Champaign Mayor Deb Feinen was among those delivering brief remarks at the ceremony.

“So as we come together now, and as we go about our day, let us remember those who died, along with the many heroes who rushed to their side, on that tragic and transformative day, 14 years ago,” said Feinen.

Champaign County State’s Attorney Julie Reitz and Champaign Fire Chief Gary Ludwig also spoke.

The brief ceremony has been held in Champaign every year since the attacks in 2001. In his remarks, Chief Ludwig complimented the city of Champaign for continuing the annual ceremony, even as other communities have dropped their commemorations.

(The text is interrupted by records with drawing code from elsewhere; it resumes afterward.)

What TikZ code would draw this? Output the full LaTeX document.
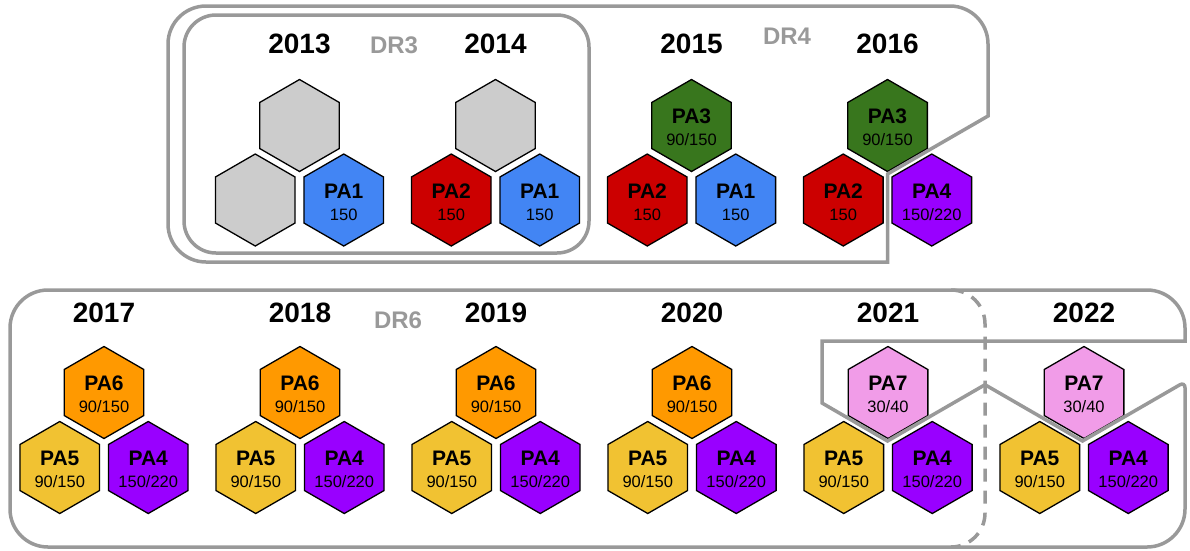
\documentclass[tikz,border=0pt]{standalone}
\usepackage{fontspec}
\setmainfont{Liberation Sans}
\usetikzlibrary{shapes.geometric,calc}

\definecolor{drgray}{HTML}{999999}
\definecolor{hexgray}{HTML}{CCCCCC}
\definecolor{pa1}{HTML}{4285F4}
\definecolor{pa2}{HTML}{CC0000}
\definecolor{pa3}{HTML}{38761D}
\definecolor{pa4}{HTML}{9900FF}
\definecolor{pa5}{HTML}{F1C232}
\definecolor{pa6}{HTML}{FF9900}
\definecolor{pa7}{HTML}{F19CE8}

% one coloured cell: name, x, y, fill, title, value
\newcommand{\pahex}[6]{%
  \node[hexa, fill=#4] (#1) at (#2,#3) {};
  \node[patitle] (#1-t) at ($(#1)+(0,-2)$) {#5};
  \node[paval] (#1-v) at ($(#1)+(0,20)$) {#6};
}

\begin{document}
\begin{tikzpicture}[x=1pt, y=-1pt,
  hexa/.style={regular polygon, regular polygon sides=6, shape border rotate=30,
    minimum size=92pt, inner sep=0pt, draw=black, line width=1.3pt},
  patitle/.style={anchor=base, inner sep=0pt, font=\fontsize{21}{21}\selectfont\bfseries},
  paval/.style={anchor=base, inner sep=0pt, font=\fontsize{16.5}{16.5}\selectfont},
  year/.style={anchor=base, inner sep=0pt, font=\fontsize{28}{28}\selectfont\bfseries},
  drlabel/.style={anchor=base, inner sep=0pt, text=drgray, font=\fontsize{24}{24}\selectfont\bfseries},
  drline/.style={draw=drgray, line width=3.5pt}]
  \useasboundingbox (0,0) rectangle (1190,550);

  % 2013 - 2016
  \foreach \yr/\cx in {2013/299.5, 2014/495.5, 2015/691.5, 2016/887.5}
    \node[year] (y\yr) at (\cx,53) {\yr};
  \node[hexa, fill=hexgray] (t2013) at (299.5,125.5) {};
  \node[hexa, fill=hexgray] (l2013) at (255.25,200) {};
  \pahex{r2013}{343.75}{200}{pa1}{PA1}{150}
  \node[hexa, fill=hexgray] (t2014) at (495.5,125.5) {};
  \pahex{l2014}{451.25}{200}{pa2}{PA2}{150}
  \pahex{r2014}{539.75}{200}{pa1}{PA1}{150}
  \pahex{t2015}{691.5}{125.5}{pa3}{PA3}{90/150}
  \pahex{l2015}{647.25}{200}{pa2}{PA2}{150}
  \pahex{r2015}{735.75}{200}{pa1}{PA1}{150}
  \pahex{t2016}{887.5}{125.5}{pa3}{PA3}{90/150}
  \pahex{l2016}{843.25}{200}{pa2}{PA2}{150}
  \pahex{r2016}{931.75}{200}{pa4}{PA4}{150/220}

  % 2017 - 2022
  \foreach \yr/\pn/\pc/\pv [count=\i from 0] in
    {2017/PA6/pa6/{90/150}, 2018/PA6/pa6/{90/150}, 2019/PA6/pa6/{90/150},
     2020/PA6/pa6/{90/150}, 2021/PA7/pa7/{30/40}, 2022/PA7/pa7/{30/40}} {
    \pgfmathsetmacro\cx{104+196*\i}
    \node[year] (y\yr) at (\cx,322) {\yr};
    \pahex{t\yr}{\cx}{392.5}{\pc}{\pn}{\pv}
    \pahex{l\yr}{\cx-44.25}{467.5}{pa5}{PA5}{90/150}
    \pahex{r\yr}{\cx+44.25}{467.5}{pa4}{PA4}{150/220}
  }

  \node[drlabel] (dr3) at (394,53) {DR3};
  \node[drlabel] (dr4) at (787,44) {DR4};
  \node[drlabel] (dr6) at (398,328) {DR6};

  \draw[drline, rounded corners=32] (184,15) rectangle (589,253);
  \draw[drline] (500,262) [rounded corners=38] -- (168,262) -- (168,6) -- (988,6)
    [sharp corners] -- (988,116) -- (887.5,174) -- (887.5,262) -- cycle;
  \draw[drline] (500,547) [rounded corners=38] -- (10,547) -- (10,290) -- (1185,290)
    [sharp corners] -- (1185,341) -- (822,341) -- (822,403) -- (887.5,441)
    -- (985,384.7) -- (1082.5,441) [rounded corners=6] -- (1185,381.8)
    [rounded corners=38] -- (1185,547) -- cycle;
  \draw[drline, dash pattern=on 13pt off 9pt, rounded corners=34]
    (951,290) -- (985,290) -- (985,547) -- (951,547);
\end{tikzpicture}
\end{document}
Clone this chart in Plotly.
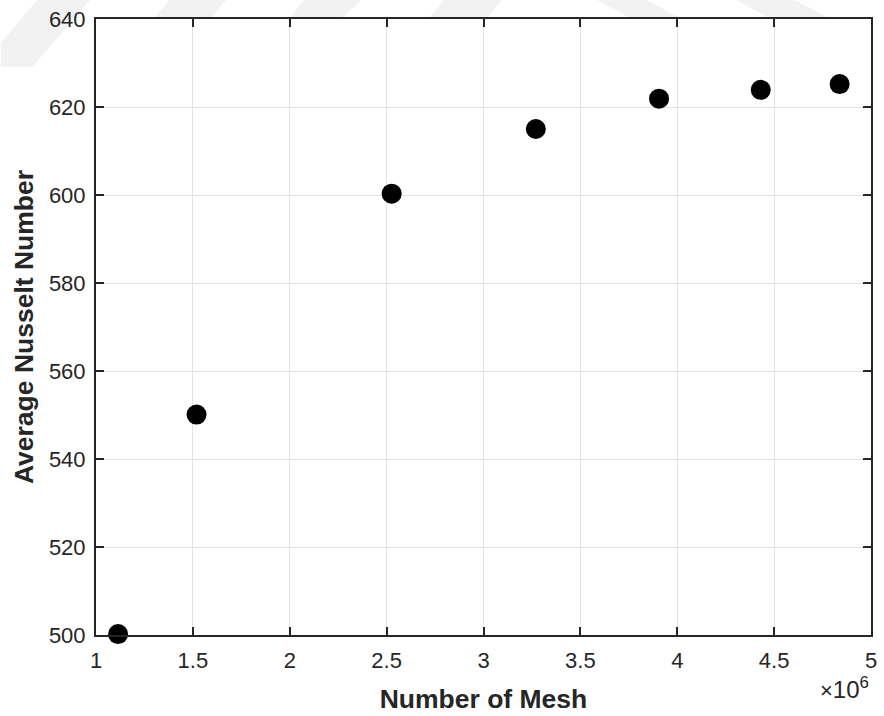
import plotly.graph_objects as go

# Mesh independence study: average Nusselt number vs. mesh size
mesh_counts = [1.114e6, 1.519e6, 2.526e6, 3.270e6, 3.906e6, 4.431e6, 4.838e6]
avg_nusselt = [500.2, 550.1, 600.3, 615.0, 621.9, 623.9, 625.2]

x_tick_values = [1.0e6, 1.5e6, 2.0e6, 2.5e6, 3.0e6, 3.5e6, 4.0e6, 4.5e6, 5.0e6]
x_tick_labels = ["1", "1.5", "2", "2.5", "3", "3.5", "4", "4.5", "5"]
y_tick_values = [500, 520, 540, 560, 580, 600, 620, 640]

W, H = 884, 716
M_L, M_R, M_T, M_B = 96, 7, 19, 79
PW, PH = W - M_L - M_R, H - M_T - M_B

INK = "#262626"
GRID = "#e3e3e3"
FONT = "Liberation Sans, Arial, Helvetica, sans-serif"


def to_paper(px, py):
    return (px - M_L) / PW, (H - M_B - py) / PH


# faint diagonal watermark bands in the page margins (pixel outlines)
bands = [
    [(37, 0), (90, 0), (32, 67), (0, 67), (0, 43)],
    [(170, 0), (227, 0), (211, 19), (154, 19)],
    [(306, 0), (363, 0), (343, 19), (290, 19)],
    [(447, 0), (505, 0), (489, 19), (431, 19)],
    [(601, 0), (651, 0), (686, 19), (636, 19)],
    [(741, 0), (801, 0), (836, 19), (776, 19)],
]

shapes = []
for poly in bands:
    pts = [to_paper(px, py) for px, py in poly]
    path = "M " + " L ".join(f"{x:.5f},{y:.5f}" for x, y in pts) + " Z"
    shapes.append(dict(type="path", xref="paper", yref="paper", path=path,
                       fillcolor="#f2f2f2", line=dict(width=0), layer="below"))

fig = go.Figure()
fig.add_trace(go.Scatter(
    x=mesh_counts, y=avg_nusselt, mode="markers",
    marker=dict(symbol="circle", size=20, color="black",
                line=dict(width=0)),
    cliponaxis=False, showlegend=False,
))

axis_common = dict(
    showline=True, linecolor=INK, linewidth=2, mirror="allticks",
    ticks="inside", ticklen=8, tickwidth=2, tickcolor=INK,
    showgrid=True, gridcolor=GRID, gridwidth=1, zeroline=False,
    tickfont=dict(family=FONT, size=22, color=INK),
)

fig.update_xaxes(
    range=[1.0e6, 5.0e6], tickvals=x_tick_values, ticktext=x_tick_labels,
    title=dict(text="<b>Number of Mesh</b>", standoff=17,
               font=dict(family=FONT, size=26.5, color=INK)),
    ticklabelstandoff=5,
    **axis_common,
)
fig.update_yaxes(
    range=[500, 640], tickvals=y_tick_values,
    title=dict(text="<b>Average Nusselt Number</b>", standoff=8,
               font=dict(family=FONT, size=26.5, color=INK)),
    ticklabelstandoff=4,
    **axis_common,
)

# MATLAB-style exponent note under the right end of the x axis
fig.add_annotation(
    text="<span style='font-size:22px'>\u00d7</span>10<sup>6</sup>",
    xref="paper", yref="paper",
    x=1.0, y=0.0, xanchor="right", yanchor="top", yshift=-36,
    showarrow=False, font=dict(family=FONT, size=24, color=INK),
)

fig.update_layout(
    width=W, height=H,
    margin=dict(l=M_L, r=M_R, t=M_T, b=M_B, pad=0),
    paper_bgcolor="white", plot_bgcolor="white",
    shapes=shapes,
)

fig.write_html("out.html")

And, speaking before the ceremony, Ludwig said it was important for such observances to continue, for the benefit of a new generation too young to remember the September 11th attacks.

“For those who have never experienced 9-11, those children who have been born since then,”, said Ludwig, “I would hope that we not only think about the memorial of those sacrifices, but also to keep them ever vigilant, and remember that there are people out there wanting to hurt us.”

The ceremony opened with Patrolman Ben Newell of the Champaign Police, singing “The Star Spangled Banner”. It concluded with the playing of “Amazing Grace” on the bagpipes. Dressed in a kilt, Champaign Fire Dept. Lieutenant Todd Hitt began his rendition at the ceremony, and continued as he marched away gathering, the music fading into the distance.